_Rows from a dataset of charts and code_:
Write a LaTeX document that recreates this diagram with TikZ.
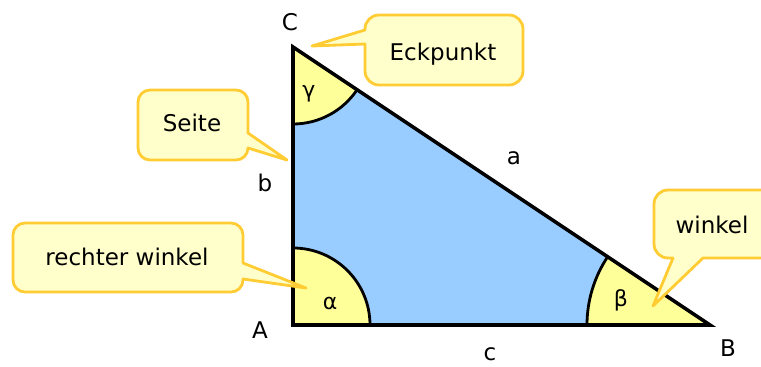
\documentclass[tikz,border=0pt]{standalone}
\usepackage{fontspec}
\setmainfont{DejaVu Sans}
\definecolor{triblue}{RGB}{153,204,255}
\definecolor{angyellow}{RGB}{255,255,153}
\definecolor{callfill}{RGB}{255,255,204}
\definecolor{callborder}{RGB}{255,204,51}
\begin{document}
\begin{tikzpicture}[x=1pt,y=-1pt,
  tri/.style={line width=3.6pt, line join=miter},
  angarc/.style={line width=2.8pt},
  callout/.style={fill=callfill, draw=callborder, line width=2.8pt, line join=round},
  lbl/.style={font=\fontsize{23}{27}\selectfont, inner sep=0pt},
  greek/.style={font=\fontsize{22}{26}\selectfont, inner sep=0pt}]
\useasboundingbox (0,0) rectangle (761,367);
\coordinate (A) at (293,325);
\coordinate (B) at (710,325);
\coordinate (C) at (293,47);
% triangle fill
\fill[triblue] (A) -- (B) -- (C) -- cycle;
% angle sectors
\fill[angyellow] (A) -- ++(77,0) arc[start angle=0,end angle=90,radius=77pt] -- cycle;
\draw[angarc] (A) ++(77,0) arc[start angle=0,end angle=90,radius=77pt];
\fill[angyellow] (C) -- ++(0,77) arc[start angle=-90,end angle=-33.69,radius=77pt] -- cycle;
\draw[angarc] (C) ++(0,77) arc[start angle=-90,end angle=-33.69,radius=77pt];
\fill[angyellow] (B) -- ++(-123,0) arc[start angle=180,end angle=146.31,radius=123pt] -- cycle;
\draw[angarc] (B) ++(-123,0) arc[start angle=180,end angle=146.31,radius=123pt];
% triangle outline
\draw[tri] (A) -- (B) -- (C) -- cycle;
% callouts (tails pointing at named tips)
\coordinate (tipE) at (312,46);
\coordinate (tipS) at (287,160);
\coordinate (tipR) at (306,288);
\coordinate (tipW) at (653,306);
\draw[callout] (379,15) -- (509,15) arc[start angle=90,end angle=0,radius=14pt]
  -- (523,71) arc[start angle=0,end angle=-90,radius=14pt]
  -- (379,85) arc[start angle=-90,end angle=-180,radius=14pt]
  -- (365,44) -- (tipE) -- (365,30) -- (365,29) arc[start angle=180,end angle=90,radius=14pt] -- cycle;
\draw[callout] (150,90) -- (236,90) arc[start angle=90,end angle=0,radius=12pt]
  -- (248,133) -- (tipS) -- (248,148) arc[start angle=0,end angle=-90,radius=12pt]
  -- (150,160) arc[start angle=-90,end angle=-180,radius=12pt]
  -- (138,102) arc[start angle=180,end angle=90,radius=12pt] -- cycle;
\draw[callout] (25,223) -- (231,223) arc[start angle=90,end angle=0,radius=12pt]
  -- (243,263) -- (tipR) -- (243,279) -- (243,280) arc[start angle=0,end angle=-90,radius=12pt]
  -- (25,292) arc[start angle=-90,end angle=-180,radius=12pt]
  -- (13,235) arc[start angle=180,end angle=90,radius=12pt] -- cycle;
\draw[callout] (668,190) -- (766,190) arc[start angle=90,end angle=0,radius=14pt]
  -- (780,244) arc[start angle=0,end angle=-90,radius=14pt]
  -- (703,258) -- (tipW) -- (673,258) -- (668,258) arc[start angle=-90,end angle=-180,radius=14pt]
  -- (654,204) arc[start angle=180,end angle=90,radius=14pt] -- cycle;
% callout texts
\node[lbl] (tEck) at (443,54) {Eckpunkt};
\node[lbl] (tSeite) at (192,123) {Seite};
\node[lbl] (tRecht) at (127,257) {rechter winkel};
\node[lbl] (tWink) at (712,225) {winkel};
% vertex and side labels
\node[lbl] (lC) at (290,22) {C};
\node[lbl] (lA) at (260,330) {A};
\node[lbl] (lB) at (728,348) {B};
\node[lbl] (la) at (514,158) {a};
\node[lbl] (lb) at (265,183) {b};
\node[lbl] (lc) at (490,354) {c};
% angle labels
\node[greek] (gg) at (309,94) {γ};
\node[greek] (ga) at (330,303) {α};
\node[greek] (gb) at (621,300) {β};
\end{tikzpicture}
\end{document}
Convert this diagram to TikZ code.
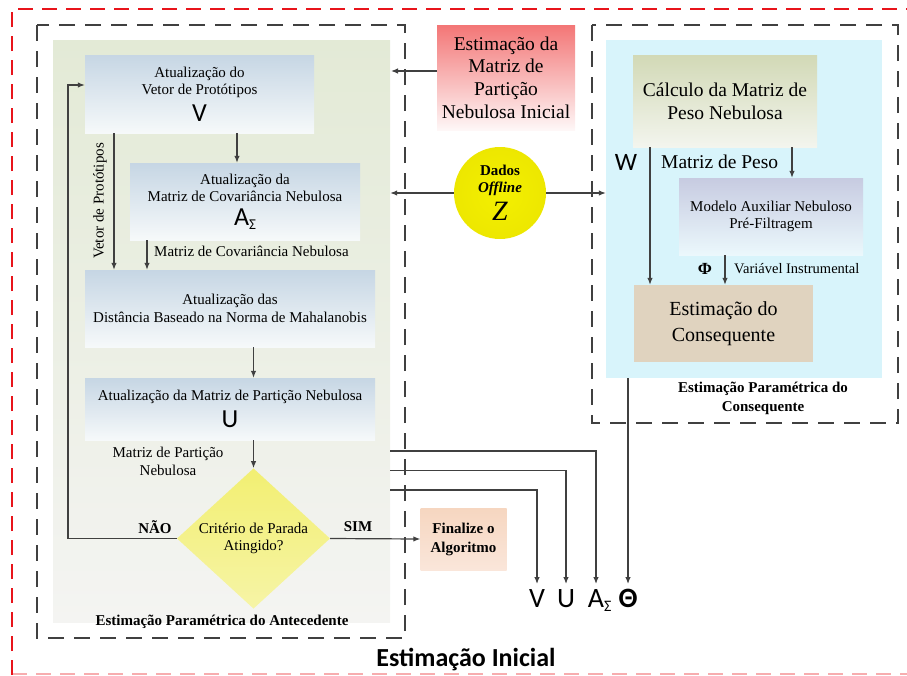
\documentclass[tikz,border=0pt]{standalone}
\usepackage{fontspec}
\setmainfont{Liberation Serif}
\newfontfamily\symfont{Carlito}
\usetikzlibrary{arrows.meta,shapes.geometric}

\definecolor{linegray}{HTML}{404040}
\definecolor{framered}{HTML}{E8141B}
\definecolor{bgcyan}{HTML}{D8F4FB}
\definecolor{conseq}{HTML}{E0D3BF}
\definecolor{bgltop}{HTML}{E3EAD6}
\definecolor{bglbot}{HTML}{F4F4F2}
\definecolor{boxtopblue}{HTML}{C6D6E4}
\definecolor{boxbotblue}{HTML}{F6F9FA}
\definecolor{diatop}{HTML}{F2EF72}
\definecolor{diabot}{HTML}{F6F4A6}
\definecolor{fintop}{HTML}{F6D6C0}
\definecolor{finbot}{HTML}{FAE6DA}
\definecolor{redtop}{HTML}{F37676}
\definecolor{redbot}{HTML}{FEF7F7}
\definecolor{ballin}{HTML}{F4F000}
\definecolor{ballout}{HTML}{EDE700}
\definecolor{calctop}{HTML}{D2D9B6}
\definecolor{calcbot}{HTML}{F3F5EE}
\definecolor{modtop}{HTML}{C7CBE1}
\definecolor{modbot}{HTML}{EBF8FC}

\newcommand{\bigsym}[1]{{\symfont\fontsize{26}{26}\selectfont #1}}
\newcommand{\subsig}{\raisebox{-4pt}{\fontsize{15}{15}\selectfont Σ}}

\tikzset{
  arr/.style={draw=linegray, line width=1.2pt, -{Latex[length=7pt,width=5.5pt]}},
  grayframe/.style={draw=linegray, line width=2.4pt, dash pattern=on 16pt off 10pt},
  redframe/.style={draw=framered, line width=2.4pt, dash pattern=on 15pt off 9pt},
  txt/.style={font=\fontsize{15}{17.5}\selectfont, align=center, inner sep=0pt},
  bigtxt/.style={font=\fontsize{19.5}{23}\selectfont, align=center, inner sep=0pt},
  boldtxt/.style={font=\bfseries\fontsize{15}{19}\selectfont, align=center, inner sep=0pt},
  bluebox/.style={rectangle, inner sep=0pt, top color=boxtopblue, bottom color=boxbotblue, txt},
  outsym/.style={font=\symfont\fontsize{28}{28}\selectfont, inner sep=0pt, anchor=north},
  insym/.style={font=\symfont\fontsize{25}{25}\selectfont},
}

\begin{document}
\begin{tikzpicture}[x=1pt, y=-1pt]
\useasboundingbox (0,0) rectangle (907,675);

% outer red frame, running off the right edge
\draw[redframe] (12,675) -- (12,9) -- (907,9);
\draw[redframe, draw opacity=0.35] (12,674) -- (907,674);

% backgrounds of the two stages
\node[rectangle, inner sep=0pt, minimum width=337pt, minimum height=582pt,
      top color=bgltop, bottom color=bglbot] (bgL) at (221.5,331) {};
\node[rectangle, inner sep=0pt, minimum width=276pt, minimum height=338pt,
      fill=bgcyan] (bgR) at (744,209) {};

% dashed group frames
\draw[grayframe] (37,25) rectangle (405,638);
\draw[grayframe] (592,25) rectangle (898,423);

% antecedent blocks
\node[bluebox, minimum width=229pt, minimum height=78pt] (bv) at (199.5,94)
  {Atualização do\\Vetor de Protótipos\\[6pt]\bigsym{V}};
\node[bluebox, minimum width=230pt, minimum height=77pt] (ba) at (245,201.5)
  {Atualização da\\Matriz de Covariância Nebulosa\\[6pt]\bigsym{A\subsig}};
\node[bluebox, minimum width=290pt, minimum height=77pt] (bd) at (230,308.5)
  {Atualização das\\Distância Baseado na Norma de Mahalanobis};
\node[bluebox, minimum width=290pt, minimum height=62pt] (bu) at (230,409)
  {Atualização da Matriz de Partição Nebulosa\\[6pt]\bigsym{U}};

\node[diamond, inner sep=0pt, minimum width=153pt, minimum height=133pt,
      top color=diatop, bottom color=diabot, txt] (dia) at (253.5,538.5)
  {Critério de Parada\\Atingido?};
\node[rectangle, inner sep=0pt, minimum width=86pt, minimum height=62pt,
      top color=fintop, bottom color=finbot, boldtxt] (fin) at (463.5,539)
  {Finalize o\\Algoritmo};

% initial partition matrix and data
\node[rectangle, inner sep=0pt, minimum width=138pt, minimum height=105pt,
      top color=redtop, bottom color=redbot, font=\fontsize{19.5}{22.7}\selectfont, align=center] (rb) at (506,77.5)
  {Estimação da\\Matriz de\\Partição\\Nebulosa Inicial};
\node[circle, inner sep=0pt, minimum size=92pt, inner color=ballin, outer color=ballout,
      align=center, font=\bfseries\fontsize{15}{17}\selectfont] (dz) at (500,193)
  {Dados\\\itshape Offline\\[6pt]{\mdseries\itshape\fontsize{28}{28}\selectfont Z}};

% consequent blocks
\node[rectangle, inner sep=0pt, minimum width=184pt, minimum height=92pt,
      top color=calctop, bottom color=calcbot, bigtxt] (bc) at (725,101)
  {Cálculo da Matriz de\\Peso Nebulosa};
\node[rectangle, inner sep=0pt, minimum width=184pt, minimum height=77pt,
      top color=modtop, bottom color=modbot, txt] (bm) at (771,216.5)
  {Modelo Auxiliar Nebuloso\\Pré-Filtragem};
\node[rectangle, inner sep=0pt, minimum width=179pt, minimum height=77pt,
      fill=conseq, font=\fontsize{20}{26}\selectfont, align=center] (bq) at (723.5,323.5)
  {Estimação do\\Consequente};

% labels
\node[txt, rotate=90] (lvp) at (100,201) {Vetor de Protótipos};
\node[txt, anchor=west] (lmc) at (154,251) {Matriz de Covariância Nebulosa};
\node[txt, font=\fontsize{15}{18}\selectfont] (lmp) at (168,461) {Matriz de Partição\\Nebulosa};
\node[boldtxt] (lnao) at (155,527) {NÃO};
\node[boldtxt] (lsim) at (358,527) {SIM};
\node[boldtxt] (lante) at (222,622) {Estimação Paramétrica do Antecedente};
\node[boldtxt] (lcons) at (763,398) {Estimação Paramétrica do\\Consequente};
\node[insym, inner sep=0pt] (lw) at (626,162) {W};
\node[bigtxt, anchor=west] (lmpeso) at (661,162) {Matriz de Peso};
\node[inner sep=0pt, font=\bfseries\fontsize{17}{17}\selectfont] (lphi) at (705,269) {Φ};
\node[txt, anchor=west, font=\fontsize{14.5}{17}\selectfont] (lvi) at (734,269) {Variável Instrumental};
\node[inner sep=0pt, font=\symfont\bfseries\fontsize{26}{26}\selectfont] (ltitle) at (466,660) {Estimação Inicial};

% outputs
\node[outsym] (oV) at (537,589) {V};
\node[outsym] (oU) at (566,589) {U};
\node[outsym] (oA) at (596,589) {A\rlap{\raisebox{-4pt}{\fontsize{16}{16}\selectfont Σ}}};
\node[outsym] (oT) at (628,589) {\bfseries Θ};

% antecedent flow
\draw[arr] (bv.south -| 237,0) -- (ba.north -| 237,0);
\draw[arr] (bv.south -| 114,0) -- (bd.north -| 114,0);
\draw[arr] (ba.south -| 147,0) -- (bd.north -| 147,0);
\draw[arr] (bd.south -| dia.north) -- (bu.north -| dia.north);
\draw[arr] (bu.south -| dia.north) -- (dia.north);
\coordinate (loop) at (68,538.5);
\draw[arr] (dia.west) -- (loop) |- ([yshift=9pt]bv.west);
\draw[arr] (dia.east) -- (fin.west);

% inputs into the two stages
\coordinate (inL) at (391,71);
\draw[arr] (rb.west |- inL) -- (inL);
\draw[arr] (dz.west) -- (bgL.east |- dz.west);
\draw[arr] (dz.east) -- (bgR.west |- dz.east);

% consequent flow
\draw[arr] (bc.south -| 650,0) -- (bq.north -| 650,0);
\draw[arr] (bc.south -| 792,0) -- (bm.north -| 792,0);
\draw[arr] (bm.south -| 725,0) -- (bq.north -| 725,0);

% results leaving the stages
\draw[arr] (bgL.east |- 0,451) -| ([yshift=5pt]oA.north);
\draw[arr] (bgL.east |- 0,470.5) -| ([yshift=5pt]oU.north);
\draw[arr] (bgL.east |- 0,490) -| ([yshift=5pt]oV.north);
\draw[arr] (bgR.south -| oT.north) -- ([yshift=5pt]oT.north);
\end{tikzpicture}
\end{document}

_BRIEF_:
Find the lines above that contain the word "this" and collect them.

_WRITTEN REPLY_:
Write a LaTeX document that recreates this diagram with TikZ.
Convert this diagram to TikZ code.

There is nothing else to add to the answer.